NEWARK, N.J. (Legal Newsline) – A New Jersey appeals court has affirmed the dismissal of a lawsuit filed by a man who alleged credit card processors had evaded state fees and violated the state’s False Claims Act.
The court reached its decision on July 19, deciding that the fees are in fact taxes that are excluded from the act’s purview.
FCA lawsuits reward whistleblowers who allege companies have cheated state and federal programs. This case was brought by Leonard M. Campagna, who identified the defendants - Post Integrations Inc., Ebocom Inc. and Mary Gerdts - as out-of-state credit card processors that served New Jersey-based hotels.

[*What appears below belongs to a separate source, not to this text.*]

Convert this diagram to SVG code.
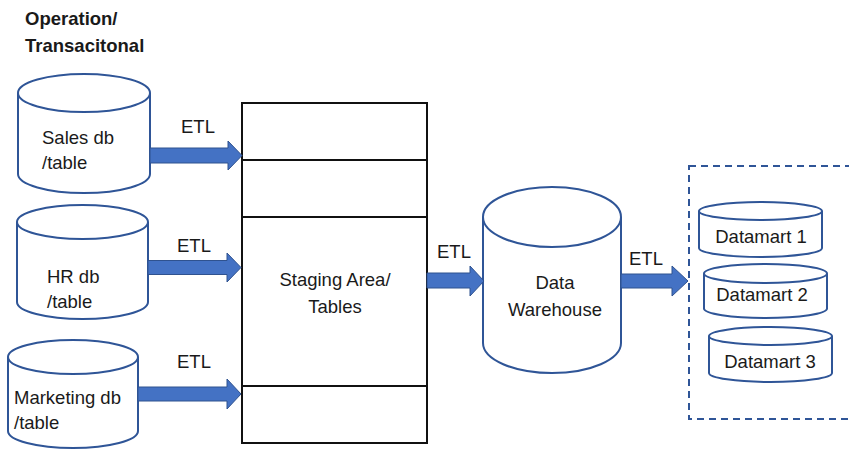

Campagna contended in the lawsuit that the companies had violated provisions of the New Jersey False Claims Act (NJFCA) in order to avoid paying New Jersey “assessments, fees, license costs and other charges.”
The state Attorney General's Office made a decision not to intervene in the action and the defendants filed a motion to dismiss the complaint for failure by the plaintiff to state an action upon which relief could be granted.
Essex County Judge Michelle Hollar-Gregory originally dismissed the suit based on the allegation that false statements were made by the defendants to avoid paying taxes and similar liabilities, noting that the NJFCA excluded claims, records, or statements made in connection with state tax laws.
Hollar-Gregory rejected Campagna’s argument, stating the plaintiff had alleged that “claims” had been excluded from the tax bar, citing that conduct prohibited under the NJFCA rules has no such provision. Taxes are excluded from the purview of the NJFCA.
The court said the New Jersey Legislature expressly designed NJFCA strictures to exclude state tax matters.